Table format (aka. format) was first proposed by Iceberg, which can be described as follows:
- It defines the relationship between tables and files, and any engine can query and retrieve data files according to the table format.
- New formats such as Iceberg/Delta/Hudi further define the relationship between tables and snapshots, and the relationship between snapshots and files. All write operations on the table will generate new snapshots, and all read operations on the table are based on snapshots. Snapshots bring MVCC, ACID, and Transaction capabilities to data lakes.
In addition, new table formats such as Iceberg also provide many advanced features such as schema evolve, hidden partition, and data skip. Hudi and Delta may have some differences in specific functions, but we see that the standard of table formats is gradually established with the functional convergence of these three open-source projects in the past two years.
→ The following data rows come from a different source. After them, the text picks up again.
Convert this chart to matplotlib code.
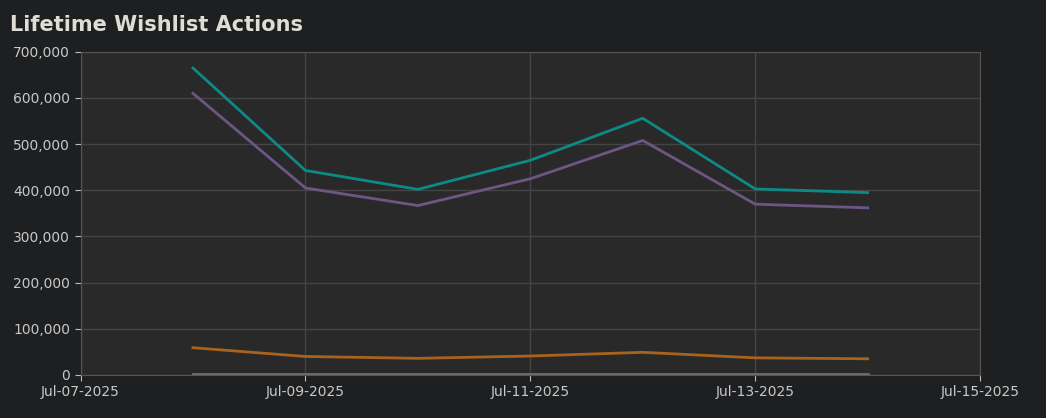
import matplotlib
matplotlib.use('Agg')
import matplotlib.pyplot as plt
import matplotlib.dates as mdates
from matplotlib.ticker import FuncFormatter
import datetime as dt

dates = [dt.date(2025, 7, d) for d in range(8, 15)]
teal = [665000, 443000, 402000, 465000, 556000, 403000, 395000]
purple = [610000, 405000, 367000, 425000, 508000, 370000, 362000]
orange = [59000, 40000, 36000, 41000, 49000, 37000, 35000]
gray = [3000, 3000, 3000, 3000, 3000, 3000, 3000]

fig = plt.figure(figsize=(10.46, 4.18), dpi=100, facecolor='#1e1f21')
ax = fig.add_axes([0.077, 0.103, 0.86, 0.773], facecolor='#292929')

ax.plot(dates, teal, color='#0e8a86', lw=2)
ax.plot(dates, purple, color='#6e5684', lw=2)
ax.plot(dates, orange, color='#a8641e', lw=2)
ax.plot(dates, gray, color='#6e6e6a', lw=2)

ax.set_xlim(dt.date(2025, 7, 7), dt.date(2025, 7, 15))
ax.set_ylim(0, 700000)
ax.set_yticks(range(0, 700001, 100000))
ax.yaxis.set_major_formatter(FuncFormatter(lambda v, p: f"{int(v):,}"))
ax.xaxis.set_major_locator(mdates.DayLocator(interval=2))
ax.xaxis.set_major_formatter(mdates.DateFormatter('%b-%d-%Y'))

ax.grid(color='#444444', lw=1)
ax.set_axisbelow(True)
for s in ax.spines.values():
    s.set_color('#555555')
ax.tick_params(colors='#bdbdbd', labelsize=10, length=4)
for t in ax.get_xticklabels() + ax.get_yticklabels():
    t.set_color('#c8c8c8')

fig.text(0.01, 0.94, 'Lifetime Wishlist Actions', color='#e0dcd6', fontsize=15,
         fontweight='bold', va='center')

fig.savefig('out.png', facecolor=fig.get_facecolor())
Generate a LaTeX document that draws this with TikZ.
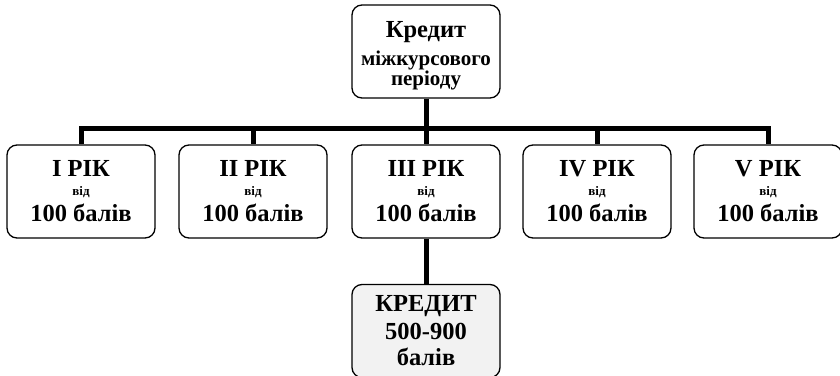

For users, the design goal of Amoro is to provide an out-of-the-box data lake system. Internally, Amoro’s design philosophy is to use different table formats as storage engines for data lakes. This design pattern is more common in open-source systems such as MySQL and ClickHouse.
Currently, Amoro mainly provides the following three table formats:
- Iceberg format: Users can directly entrust their Iceberg tables to Amoro for maintenance, so that users can not only use all the functions of Iceberg tables, but also enjoy the performance and stability improvements brought by Amoro.
- Mixed-Iceberg format: Amoro provides a set of more optimized formats for streaming update scenarios on top of the Iceberg format. If users have high performance requirements for streaming updates or have demands for CDC incremental data reading functions, they can choose to use the Mixed-Iceberg format.
- Mixed-Hive format: Many users do not want to affect the business originally built on Hive while using data lakes. Therefore, Amoro provides the Mixed-Hive format, which can upgrade Hive tables to Mixed-Hive format only through metadata migration, and the original Hive tables can still be used normally. This ensures business stability and benefits from the advantages of data lake computing.